Trial lessons from tiger woods

Trial lessons from tiger woods

The Wall Street Journal April 8th featured an article by Matthew Futterman "The importance of being angry" about Tiger Woods. The article described his displays of anger in previous tournament play such as tossing a club and other displays of anger. It quotes Tiger as saying he is turning over a new leaf in his first tournament since his return to golf and wonders if a lack of anger will hurt his playing edge. The writer observes that popular belief is that relieving anger by "venting" is better then holding it inside of you. But, it notes that John Forsyth, a professor of psychology at Albany says: "In almost every case expressing anger tends to be bad." He says that "Typically, the idea is based on the pressure cooker, that we need to blow off steam. But, as it turns out, people are not tea kettles." The article notes:

"When a person acts on an angry impulse, scientists say, his body produces norephinephrine a hormone that increases blood pressure, heart rate and the flow of blood to the large muscles in the arms and legs." While it improves reflexes and strength, the downside is that as more blood flows to the muscles, less flows to the brain. The reduced blood flow inhibits one’s ability to think clearly, to process information, to make reasonable decisions and accomplish tasks that require fine motor skill. Psychologist Matthew McKay, who has written books on anger management is quoted as saying "Your judgment goes out the window. Even the ability to consider future consequences of your behavior becomes very problematic." Studies confirm this fact. Forsyth says the process of controlling anger is a lot like watching a seagull float in the water. The waves go up and down, and somehow the seagull manages to stay above it all.

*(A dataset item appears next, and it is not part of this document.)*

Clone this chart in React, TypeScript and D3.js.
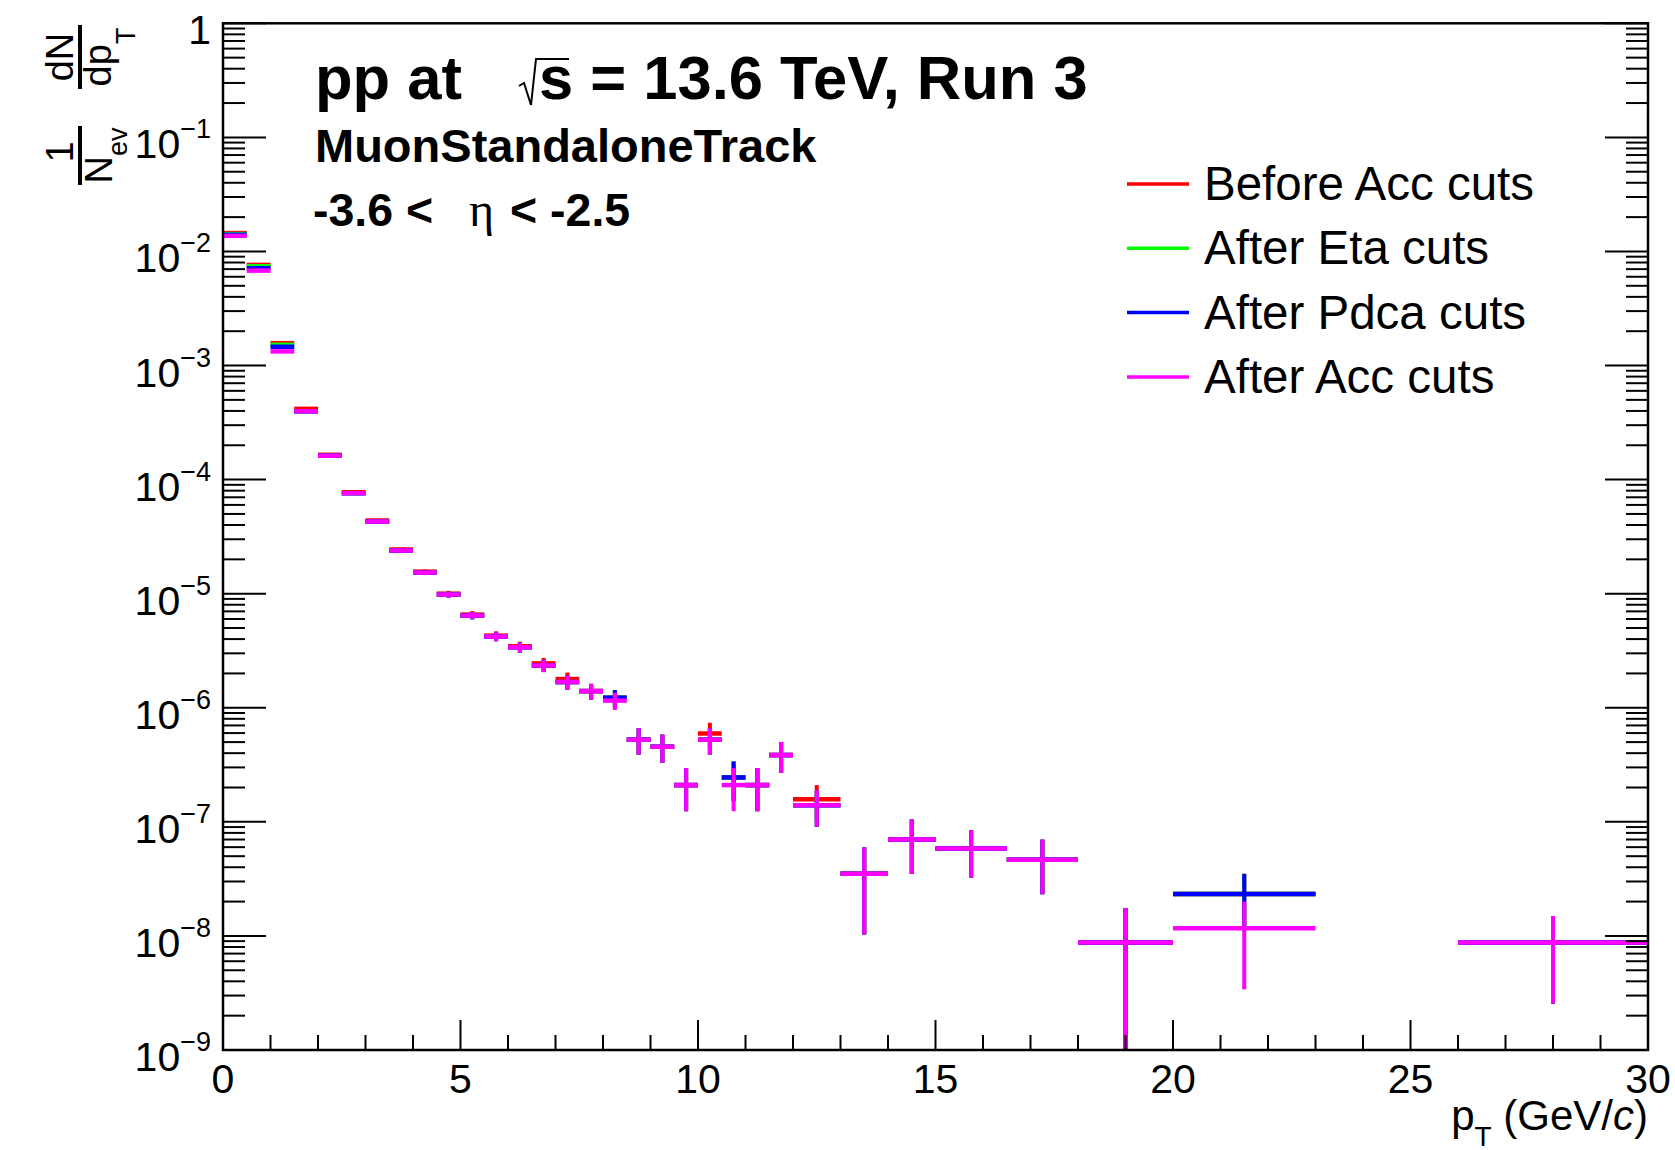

The article reminded me of Gerry Spence’s book How to Argue and Win Every time with the wonderful concept that when we allow anger to take over, we "give up our power." What a great truth. When anger is in control we are out of control. Often, our chief challenge during a trial is to not allow anger to dominate us. Gerry’s idea of "watchful waiting" is something all trial lawyers should try to master. He basis it on the matador who must calmly watch and wait for the charging bull. He suggests that is the same approach we should use at trial in the face of some outburst by the judge or our opponent. To remain still, quiet and calm so that our response is timed as well as rational.
Lao Tzu has said "he who controls others may be powerful, but he who has mastered himself is mightier still."